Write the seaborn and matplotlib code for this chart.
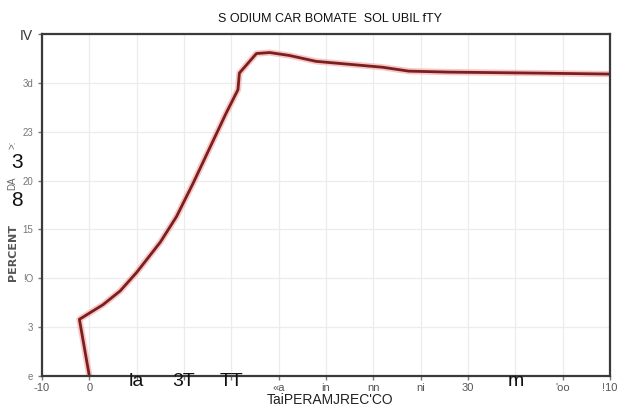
"""Sodium carbonate solubility curve, redrawn from a scanned chart."""

import matplotlib.pyplot as plt
import pandas as pd
import seaborn as sns

# curve (temperature in C, percent Na2CO3 by weight)
temperature_c = [0.0, -2.1, 2.9, 6.5, 10.0, 15.0, 18.4, 21.9, 25.4, 28.9,
                 31.4, 31.7, 35.3, 38.1, 42.3, 47.9, 54.9, 61.9, 67.5, 75.9,
                 94.2, 110.0]
percent_na2co3 = [0.0, 5.8, 7.3, 8.7, 10.6, 13.7, 16.3, 19.7, 23.3, 26.9,
                  29.3, 31.0, 33.0, 33.1, 32.8, 32.2, 31.9, 31.6, 31.2, 31.1,
                  31.0, 30.9]

x_ticks = [-10, 0, 10, 20, 30, 40, 50, 60, 70, 80, 90, 100, 110]
x_tick_labels = ["-10", "0", "la", "3T", "TT", "«a", "in", "nn", "ni", "30",
                 "m", "'oo", "!10"]
big_x_labels = ["la", "3T", "TT", "m"]

y_ticks = [0, 5, 10, 15, 20, 25, 30, 35]
y_tick_labels = ["e", "3", "!O", "15", "20", "23", "3d", "IV"]

title_text = "S ODIUM CAR BOMATE  SOL UBIL fTY"
xlabel_text = "TaiPERAMJREC'CO"

sns.set_theme(style="ticks")
plt.rcParams["font.family"] = ["Liberation Sans", "DejaVu Sans"]

df = pd.DataFrame({"temperature": temperature_c, "percent": percent_na2co3})

W, H = 620, 411
fig = plt.figure(figsize=(W / 100, H / 100), dpi=100)
ax = fig.add_axes([42 / W, 1 - 376 / H, (610 - 42) / W, (376 - 34) / H])

# faint reddish halo from the scan, then the dark trace on top
sns.lineplot(data=df, x="temperature", y="percent", sort=False, estimator=None,
             color="#f2a0a0", linewidth=4.5, alpha=0.6, ax=ax)
sns.lineplot(data=df, x="temperature", y="percent", sort=False, estimator=None,
             color="#7a1e1e", linewidth=2.0, ax=ax)

ax.set_xlim(-10, 110)
ax.set_ylim(0, 35)
ax.set_xticks(x_ticks)
ax.set_yticks(y_ticks)
ax.grid(True, color="#ececec", linewidth=0.9)
ax.set_axisbelow(True)

for side in ["left", "right", "top", "bottom"]:
    ax.spines[side].set_visible(True)
    ax.spines[side].set_color("#3a3a3a")
    ax.spines[side].set_linewidth(1.6)

ax.tick_params(axis="both", length=3, width=1, color="#777777", direction="out")

# x labels drawn by hand so the oversized ones can sit on the axis line
ax.set_xticklabels([])
trans = ax.get_xaxis_transform()
for value, label in zip(x_ticks, x_tick_labels):
    if label in big_x_labels:
        ax.text(value, -0.015, label, transform=trans, ha="center", va="center",
                fontsize=14, color="#111111")
    else:
        ax.text(value, -0.035, label, transform=trans, ha="center", va="center",
                fontsize=8, color="#555555")

ax.set_yticklabels(y_tick_labels, fontsize=7, color="#777777")
top_label = ax.get_yticklabels()[-1]
top_label.set_fontsize(10)
top_label.set_color("#333333")

ax.set_xlabel("")
ax.set_ylabel("")
fig.text(330 / W, 1 - 400 / H, xlabel_text, ha="center", va="center",
         fontsize=10, color="#222222")
fig.text(330 / W, 1 - 19 / H, title_text, ha="center", va="center",
         fontsize=9, color="#111111")

# the smeared y-axis title
fig.text(13 / W, 1 - 252 / H, "PERCENT", rotation=90, ha="center", va="center",
         fontsize=8, fontweight="bold", color="#555555", family=["DejaVu Sans"])
fig.text(12 / W, 1 - 183 / H, "DA", rotation=90, ha="center", va="center",
         fontsize=7, color="#666666")
fig.text(12 / W, 1 - 145 / H, ">:", rotation=90, ha="center", va="center",
         fontsize=7, color="#666666")
fig.text(17 / W, 1 - 162 / H, "3", ha="center", va="center",
         fontsize=15, color="#111111")
fig.text(17 / W, 1 - 201 / H, "8", ha="center", va="center",
         fontsize=15, color="#111111")

fig.savefig("out.png", dpi=100)
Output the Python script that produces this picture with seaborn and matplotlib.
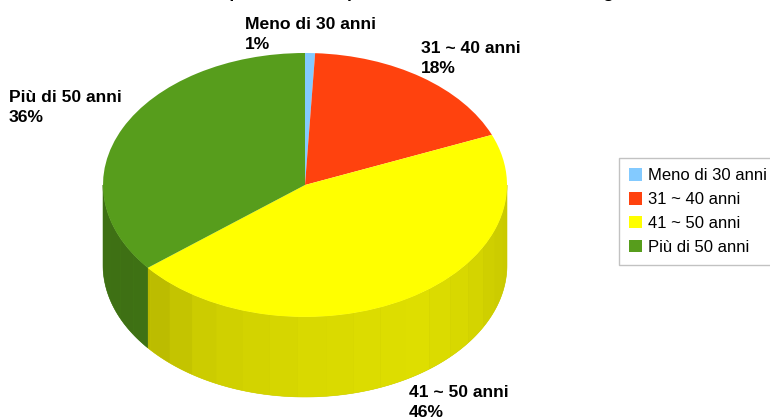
import numpy as np
import matplotlib
matplotlib.use("Agg")
import matplotlib.pyplot as plt
import seaborn as sns

categories = ["Meno di 30 anni", "31 ~ 40 anni", "41 ~ 50 anni", "Più di 50 anni"]
shares = [0.8, 18.0, 45.4, 35.8]
percent_labels = ["1%", "18%", "46%", "36%"]
colours = ["#83caff", "#ff420e", "#ffff00", "#579d1c"]
title_text = "Età del personale del plesso scolastico nel nostro registro"

W, H = 770, 419
CX, CY, RX, RY, DEPTH = 305, 185, 202, 132, 80

sns.set_theme(style="white")
plt.rcParams["font.family"] = ["Liberation Sans", "DejaVu Sans"]
plt.rcParams["text.color"] = "black"
palette = sns.color_palette(colours)

fig = plt.figure(figsize=(W / 100, H / 100), dpi=100, facecolor="white")
ax = fig.add_axes([0, 0, 1, 1])

wedges, _ = ax.pie(shares, colors=palette, startangle=90, counterclock=False,
                   radius=1, wedgeprops=dict(linewidth=0, antialiased=True, zorder=5))
ax.set_aspect("auto")
ax.set_xlim((0 - CX) / RX, (W - CX) / RX)
ax.set_ylim((CY - H) / RY, (CY - 0) / RY)
ax.axis("off")

# side wall of the cylinder: only the front half (180..360 degrees) is visible
d = DEPTH / RY
ends = 90 - np.cumsum([0] + shares) * 3.6
facet = np.deg2rad(np.arange(180, 361, 8.0))


def wall(a, b, colour, z):
    t = np.linspace(a, b, max(12, int(np.degrees(b - a))))
    x, y = np.cos(t), np.sin(t)
    ax.fill(np.r_[x, x[::-1]], np.r_[y, y[::-1] - d], facecolor=colour,
            edgecolor=colour if z == 3 else "none", lw=0.4 if z == 3 else 0, zorder=z)


for start, end, col in zip(ends[:-1], ends[1:], palette):
    for shift in (0, 360, 720):
        lo = max(np.deg2rad(end + shift), np.pi)
        hi = min(np.deg2rad(start + shift), 2 * np.pi)
        if hi <= lo:
            continue
        stops = np.r_[lo, facet[(facet > lo) & (facet < hi)], hi]
        wall(lo, hi, tuple(v * 0.80 for v in col), 3)
        for a, b in zip(stops[:-1], stops[1:]):
            px = CX + RX * np.cos((a + b) / 2)
            shade = np.interp(px, [103, 148, 200, 305, 420, 470, 507],
                              [0.71, 0.72, 0.80, 0.85, 0.87, 0.84, 0.79])
            wall(a, b, tuple(v * shade for v in col), 4)

for name, pct, px, py in zip(categories, percent_labels,
                             [245, 421, 409, 9], [17, 41, 385, 90]):
    ax.text((px - CX) / RX, (CY - py) / RY, f"{name}\n{pct}", fontsize=12.6,
            fontweight="bold", color="black", va="top", ha="left",
            linespacing=1.42, zorder=8)

# the title sits almost wholly above the canvas, only its descenders show
ax.text((167 - CX) / RX, (CY + 2.5) / RY, title_text, fontsize=12.6, fontweight="bold",
        ha="left", va="baseline", color="black", clip_on=False, zorder=8)

leg = ax.legend(wedges, categories, loc="upper left",
                bbox_to_anchor=(619 / W, 1 - 158 / H), bbox_transform=fig.transFigure,
                frameon=True, fancybox=False, fontsize=12, handlelength=0.8,
                handleheight=0.8, handletextpad=0.36, labelspacing=0.52,
                borderpad=0.6, borderaxespad=0, labelcolor="black")
leg.get_frame().set_edgecolor("#b3b3b3")
leg.get_frame().set_linewidth(1.0)
leg.set_zorder(9)

fig.savefig("out.png", dpi=100, facecolor="white")
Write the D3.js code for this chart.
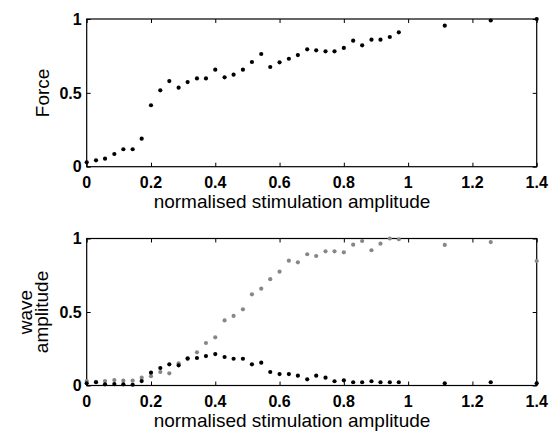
<!DOCTYPE html>
<html>
<head>
<meta charset="utf-8">
<script src="https://cdn.jsdelivr.net/npm/d3@7"></script>
<style>
  html, body { margin: 0; padding: 0; background: #fff; }
  svg { display: block; }
</style>
</head>
<body>
<svg id="chart" width="550" height="431"></svg>
<script>
// ---- data ----
const stimAmp = [0.000,0.029,0.057,0.086,0.114,0.143,0.171,0.200,0.229,0.257,
                 0.286,0.314,0.343,0.371,0.400,0.429,0.457,0.486,0.514,0.543,
                 0.571,0.600,0.629,0.657,0.686,0.714,0.743,0.771,0.800,0.829,
                 0.857,0.886,0.914,0.943,0.971,1.114,1.257,1.400];
const force = [0.030,0.043,0.054,0.086,0.118,0.118,0.190,0.416,0.517,0.580,
               0.535,0.573,0.598,0.598,0.657,0.605,0.623,0.657,0.709,0.763,
               0.675,0.707,0.731,0.756,0.795,0.788,0.781,0.781,0.804,0.853,
               0.822,0.860,0.860,0.878,0.910,0.955,0.990,1.000];
const waveGray = [0.030,0.025,0.030,0.037,0.033,0.033,0.053,0.063,0.092,0.083,
                  0.151,0.180,0.226,0.289,0.328,0.443,0.473,0.518,0.620,0.659,
                  0.723,0.774,0.849,0.838,0.893,0.881,0.913,0.913,0.906,0.958,
                  0.983,0.920,0.965,1.000,0.995,0.956,0.976,0.847];
const waveBlack = [0.015,0.022,0.008,0.010,0.008,0.005,0.030,0.087,0.119,0.144,
                   0.137,0.185,0.187,0.200,0.214,0.194,0.182,0.182,0.144,0.155,
                   0.092,0.078,0.078,0.067,0.042,0.067,0.053,0.029,0.035,0.022,
                   0.022,0.029,0.022,0.022,0.022,0.015,0.022,0.015];
const xTicks = [0,0.2,0.4,0.6,0.8,1,1.2,1.4];
const xTickLabels = ["0","0.2","0.4","0.6","0.8","1","1.2","1.4"];
const yTicks = [0,0.5,1];
const yTickLabels = ["0","0.5","1"];
const xTitle = "normalised stimulation amplitude";

// ---- drawing ----
const svg = d3.select("#chart");
const left = 86.7, right = 536.7;
const x = d3.scaleLinear().domain([0,1.4]).range([left,right]);

function panel(top, bottom, seriesList, yLabelLines, yLabelX) {
  const y = d3.scaleLinear().domain([0,1]).range([bottom, top]);
  const g = svg.append("g");
  const tickLen = 4;

  // box
  g.append("rect").attr("x", left).attr("y", top)
    .attr("width", right-left).attr("height", bottom-top)
    .attr("fill","none").attr("stroke","#000").attr("stroke-width",1.2);

  // inward ticks (all four sides)
  const axB = d3.axisBottom(x).tickValues(xTicks).tickSizeInner(-tickLen).tickSizeOuter(0).tickFormat("");
  const axT = d3.axisTop(x).tickValues(xTicks).tickSizeInner(-tickLen).tickSizeOuter(0).tickFormat("");
  const axL = d3.axisLeft(y).tickValues(yTicks).tickSizeInner(-tickLen).tickSizeOuter(0).tickFormat("");
  const axR = d3.axisRight(y).tickValues(yTicks).tickSizeInner(-tickLen).tickSizeOuter(0).tickFormat("");
  [[axB,`translate(0,${bottom})`],[axT,`translate(0,${top})`],
   [axL,`translate(${left},0)`],[axR,`translate(${right},0)`]].forEach(([ax,tr])=>{
    const a = g.append("g").attr("transform",tr).call(ax);
    a.select(".domain").remove();
    a.selectAll("line").attr("stroke","#000").attr("stroke-width",1);
  });

  // tick labels
  g.selectAll(".xl").data(xTicks).enter().append("text")
    .attr("x", d=>x(d)).attr("y", bottom+21)
    .attr("text-anchor","middle")
    .attr("font-family","Liberation Sans, Arial, sans-serif")
    .attr("font-weight","bold").attr("font-size",16)
    .text((d,i)=>xTickLabels[i]);
  g.selectAll(".yl").data(yTicks).enter().append("text")
    .attr("x", left-5).attr("y", d=>y(d)).attr("dy","0.36em")
    .attr("text-anchor","end")
    .attr("font-family","Liberation Sans, Arial, sans-serif")
    .attr("font-weight","bold").attr("font-size",16)
    .text((d,i)=>yTickLabels[i]);

  // x title
  g.append("text").attr("x",292).attr("y",bottom+41)
    .attr("text-anchor","middle")
    .attr("font-family","Liberation Sans, Arial, sans-serif")
    .attr("font-size",19).text(xTitle);

  // y label
  const cy = (top+bottom)/2;
  yLabelLines.forEach((t,i)=>{
    g.append("text")
      .attr("transform",`translate(${yLabelX[i]},${cy}) rotate(-90)`)
      .attr("text-anchor","middle")
      .attr("font-family","Liberation Sans, Arial, sans-serif")
      .attr("font-size",19).text(t);
  });

  // points
  seriesList.forEach(s=>{
    g.append("g").selectAll("circle").data(s.values).enter().append("circle")
      .attr("cx",(d,i)=>x(stimAmp[i])).attr("cy",d=>y(d))
      .attr("r",2.1).attr("fill",s.color);
  });
}

panel(19, 166.7, [{values: force, color:"#000"}], ["Force"], [49]);
panel(238.5, 385.5, [{values: waveGray, color:"#878787"},{values: waveBlack, color:"#000"}],
      ["wave","amplitude"], [32,48]);
</script>
</body>
</html>
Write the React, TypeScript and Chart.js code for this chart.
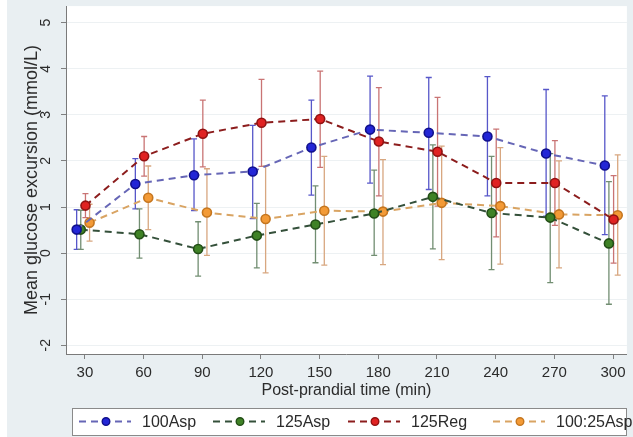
import React, { useEffect, useRef } from "react";
import { Chart, registerables } from "chart.js";

Chart.register(...registerables);

// ---- data ----
const TIMES = [30, 60, 90, 120, 150, 180, 210, 240, 270, 300];
const X_TICKS = [30, 60, 90, 120, 150, 180, 210, 240, 270, 300];
const Y_TICKS = [-2, -1, 0, 1, 2, 3, 4, 5];
const SERIES_LABELS = ["100Asp", "125Asp", "125Reg", "100:25Asp"];

const MEAN_100ASP = [0.51, 1.5, 1.69, 1.77, 2.29, 2.68, 2.61, 2.53, 2.16, 1.9];
const LO_100ASP = [0.08, 0.96, 0.92, 0.75, 1.26, 1.52, 1.38, 1.24, 0.8, 0.4];
const HI_100ASP = [0.94, 2.05, 2.48, 2.77, 3.32, 3.84, 3.81, 3.83, 3.55, 3.41];

const MEAN_125ASP = [0.51, 0.41, 0.09, 0.38, 0.62, 0.86, 1.22, 0.87, 0.77, 0.21];
const LO_125ASP = [0.08, -0.11, -0.5, -0.32, -0.21, -0.05, 0.09, -0.36, -0.64, -1.11];
const HI_125ASP = [0.93, 0.96, 0.68, 1.08, 1.46, 1.8, 2.35, 2.1, 2.16, 1.55];

const MEAN_125REG = [1.03, 2.1, 2.59, 2.83, 2.91, 2.42, 2.2, 1.52, 1.52, 0.73];
const LO_125REG = [0.77, 1.67, 1.87, 1.88, 1.86, 1.24, 1.02, 0.35, 0.6, -0.22];
const HI_125REG = [1.29, 2.53, 3.32, 3.77, 3.95, 3.59, 3.38, 2.69, 2.44, 1.68];

const MEAN_10025ASP = [0.66, 1.2, 0.88, 0.74, 0.92, 0.9, 1.09, 1.02, 0.84, 0.82];
const LO_10025ASP = [0.26, 0.51, -0.05, -0.43, -0.26, -0.25, -0.14, -0.24, -0.32, -0.48];
const HI_10025ASP = [1.06, 1.89, 1.83, 1.89, 2.1, 2.03, 2.32, 2.29, 2.0, 2.13];

const MEANS = [MEAN_100ASP, MEAN_125ASP, MEAN_125REG, MEAN_10025ASP];
const LOWS = [LO_100ASP, LO_125ASP, LO_125REG, LO_10025ASP];
const HIGHS = [HI_100ASP, HI_125ASP, HI_125REG, HI_10025ASP];

// ---- styles ----
const FONT = "'Liberation Sans', Arial, Helvetica, sans-serif";
const TEXT = "#2b2b2b";
const STYLES = [
  { line: "#6666b6", fill: "#2326d6", border: "#10108c", err: "#5757c9", dx: -4.2 },
  { line: "#34503a", fill: "#3f8226", border: "#224e16", err: "#728e72", dx: -2.1 },
  { line: "#8c1d1d", fill: "#e02222", border: "#921212", err: "#c97474", dx: 0.3 },
  { line: "#d9a463", fill: "#f39a36", border: "#c5761f", err: "#d8a780", dx: 2.4 },
];

const bgPlugin = {
  id: "bgPlugin",
  beforeDraw(chart: any) {
    const { ctx, width, height, chartArea } = chart;
    ctx.save();
    ctx.fillStyle = "#ffffff";
    ctx.fillRect(0, 0, width, height);
    ctx.fillStyle = "#e9eff2";
    ctx.fillRect(7, 0, width - 7, height);
    ctx.fillStyle = "#ffffff";
    ctx.fillRect(chartArea.left, chartArea.top, chartArea.right - chartArea.left, chartArea.bottom - chartArea.top);
    ctx.restore();
  },
};

const errorBarPlugin = {
  id: "errorBarPlugin",
  beforeDatasetsDraw(chart: any) {
    const { ctx } = chart;
    const ys = chart.scales.y;
    chart.data.datasets.forEach((ds: any, di: number) => {
      const meta = chart.getDatasetMeta(di);
      ctx.save();
      ctx.strokeStyle = ds.errColor;
      ctx.lineWidth = 1.3;
      meta.data.forEach((pt: any, i: number) => {
        const x = pt.x;
        const yl = ys.getPixelForValue(ds.errLo[i]);
        const yh = ys.getPixelForValue(ds.errHi[i]);
        ctx.beginPath();
        ctx.moveTo(x, yl);
        ctx.lineTo(x, yh);
        ctx.moveTo(x - 3, yl);
        ctx.lineTo(x + 3, yl);
        ctx.moveTo(x - 3, yh);
        ctx.lineTo(x + 3, yh);
        ctx.stroke();
      });
      ctx.restore();
    });
  },
};

const legendPlugin = {
  id: "stataLegend",
  afterDraw(chart: any) {
    const { ctx } = chart;
    const boxL = 72, boxT = 408, boxW = 554, boxH = 27;
    const cy = boxT + boxH / 2;
    const starts = [79, 213, 348, 493];
    ctx.save();
    ctx.fillStyle = "#ffffff";
    ctx.fillRect(boxL, boxT, boxW, boxH);
    ctx.strokeStyle = "#8a8a8a";
    ctx.lineWidth = 1;
    ctx.strokeRect(boxL + 0.5, boxT + 0.5, boxW, boxH);
    chart.data.datasets.forEach((ds: any, i: number) => {
      const x0 = starts[i];
      ctx.strokeStyle = ds.borderColor;
      ctx.lineWidth = 2;
      ctx.setLineDash([7, 5]);
      ctx.beginPath();
      ctx.moveTo(x0, cy);
      ctx.lineTo(x0 + 52, cy);
      ctx.stroke();
      ctx.setLineDash([]);
      ctx.beginPath();
      ctx.arc(x0 + 27, cy, 3.8, 0, Math.PI * 2);
      ctx.fillStyle = ds.pointBackgroundColor;
      ctx.fill();
      ctx.lineWidth = 1.4;
      ctx.strokeStyle = ds.pointBorderColor;
      ctx.stroke();
      ctx.fillStyle = TEXT;
      ctx.font = `16px ${FONT}`;
      ctx.textBaseline = "middle";
      ctx.textAlign = "left";
      ctx.fillText(ds.label, x0 + 63, cy + 1);
    });
    ctx.restore();
  },
};

export default function App() {
  const ref = useRef<HTMLCanvasElement | null>(null);

  useEffect(() => {
    document.body.style.margin = "0";
    const canvas = ref.current;
    if (!canvas) return;
    const datasets = SERIES_LABELS.map((label, si) => ({
      label,
      data: TIMES.map((t, i) => ({ x: t + STYLES[si].dx, y: MEANS[si][i] })),
      borderColor: STYLES[si].line,
      borderWidth: 2,
      borderDash: [7, 5],
      pointRadius: 4.5,
      pointBorderWidth: 1.6,
      pointBackgroundColor: STYLES[si].fill,
      pointBorderColor: STYLES[si].border,
      fill: false,
      tension: 0,
      errLo: LOWS[si],
      errHi: HIGHS[si],
      errColor: STYLES[si].err,
    }));

    const chart = new Chart(canvas, {
      type: "line",
      data: { datasets } as any,
      options: {
        responsive: false,
        animation: false,
        devicePixelRatio: 1,
        layout: { padding: { left: 0, right: 2, top: 1, bottom: 37 } },
        plugins: { legend: { display: false }, tooltip: { enabled: false } },
        scales: {
          x: {
            type: "linear",
            min: 20.35,
            max: 307.1,
            afterBuildTicks: (s: any) => {
              s.ticks = X_TICKS.map((v) => ({ value: v }));
            },
            afterFit: (s: any) => {
              s.height = 46;
              s.paddingLeft = 0;
              s.paddingRight = 0;
            },
            grid: { drawOnChartArea: false, drawTicks: true, tickLength: 5, tickColor: "#808080" },
            border: { display: true, color: "#7a7a7a", width: 1 },
            ticks: {
              padding: 5,
              maxRotation: 0,
              autoSkip: false,
              color: TEXT,
              font: { family: FONT, size: 15 },
            },
            title: {
              display: true,
              text: "Post-prandial time (min)",
              color: TEXT,
              font: { family: FONT, size: 16 },
              padding: { top: 0, bottom: 0 },
            },
          },
          y: {
            type: "linear",
            min: -2.19,
            max: 5.36,
            afterBuildTicks: (s: any) => {
              s.ticks = Y_TICKS.map((v) => ({ value: v }));
            },
            afterFit: (s: any) => {
              s.width = 66;
              s.paddingTop = 0;
              s.paddingBottom = 0;
            },
            grid: { color: "#edf1f3", lineWidth: 1, drawTicks: true, tickLength: 5, tickColor: "#808080" },
            border: { display: true, color: "#7a7a7a", width: 1 },
            ticks: {
              minRotation: 90,
              maxRotation: 90,
              crossAlign: "center",
              padding: 9,
              color: TEXT,
              font: { family: FONT, size: 14 },
            },
            title: {
              display: true,
              text: "Mean glucose excursion (mmol/L)",
              color: TEXT,
              font: { family: FONT, size: 18 },
              padding: { top: 21, bottom: 0 },
            },
          },
        },
      } as any,
      plugins: [bgPlugin, errorBarPlugin, legendPlugin],
    });
    return () => chart.destroy();
  }, []);

  return (
    <div style={{ width: 633, height: 437, overflow: "hidden" }}>
      <canvas ref={ref} width={633} height={437} style={{ display: "block", width: 633, height: 437 }} />
    </div>
  );
}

# # # # # # #

● **EXERCISE OBJECTIVE**: Look above for the line with "Write the React, TypeScript", then print it and each line after it down to and including the line with "const HIGHS = [HI_100ASP, HI_125ASP, HI_125REG, HI_10025ASP];". Leave out the pictures and keep the wording exact.

● **SOLUTION TO THIS EXERCISE**:
Write the React, TypeScript and Chart.js code for this chart.
import React, { useEffect, useRef } from "react";
import { Chart, registerables } from "chart.js";

Chart.register(...registerables);

// ---- data ----
const TIMES = [30, 60, 90, 120, 150, 180, 210, 240, 270, 300];
const X_TICKS = [30, 60, 90, 120, 150, 180, 210, 240, 270, 300];
const Y_TICKS = [-2, -1, 0, 1, 2, 3, 4, 5];
const SERIES_LABELS = ["100Asp", "125Asp", "125Reg", "100:25Asp"];

const MEAN_100ASP = [0.51, 1.5, 1.69, 1.77, 2.29, 2.68, 2.61, 2.53, 2.16, 1.9];
const LO_100ASP = [0.08, 0.96, 0.92, 0.75, 1.26, 1.52, 1.38, 1.24, 0.8, 0.4];
const HI_100ASP = [0.94, 2.05, 2.48, 2.77, 3.32, 3.84, 3.81, 3.83, 3.55, 3.41];

const MEAN_125ASP = [0.51, 0.41, 0.09, 0.38, 0.62, 0.86, 1.22, 0.87, 0.77, 0.21];
const LO_125ASP = [0.08, -0.11, -0.5, -0.32, -0.21, -0.05, 0.09, -0.36, -0.64, -1.11];
const HI_125ASP = [0.93, 0.96, 0.68, 1.08, 1.46, 1.8, 2.35, 2.1, 2.16, 1.55];

const MEAN_125REG = [1.03, 2.1, 2.59, 2.83, 2.91, 2.42, 2.2, 1.52, 1.52, 0.73];
const LO_125REG = [0.77, 1.67, 1.87, 1.88, 1.86, 1.24, 1.02, 0.35, 0.6, -0.22];
const HI_125REG = [1.29, 2.53, 3.32, 3.77, 3.95, 3.59, 3.38, 2.69, 2.44, 1.68];

const MEAN_10025ASP = [0.66, 1.2, 0.88, 0.74, 0.92, 0.9, 1.09, 1.02, 0.84, 0.82];
const LO_10025ASP = [0.26, 0.51, -0.05, -0.43, -0.26, -0.25, -0.14, -0.24, -0.32, -0.48];
const HI_10025ASP = [1.06, 1.89, 1.83, 1.89, 2.1, 2.03, 2.32, 2.29, 2.0, 2.13];

const MEANS = [MEAN_100ASP, MEAN_125ASP, MEAN_125REG, MEAN_10025ASP];
const LOWS = [LO_100ASP, LO_125ASP, LO_125REG, LO_10025ASP];
const HIGHS = [HI_100ASP, HI_125ASP, HI_125REG, HI_10025ASP];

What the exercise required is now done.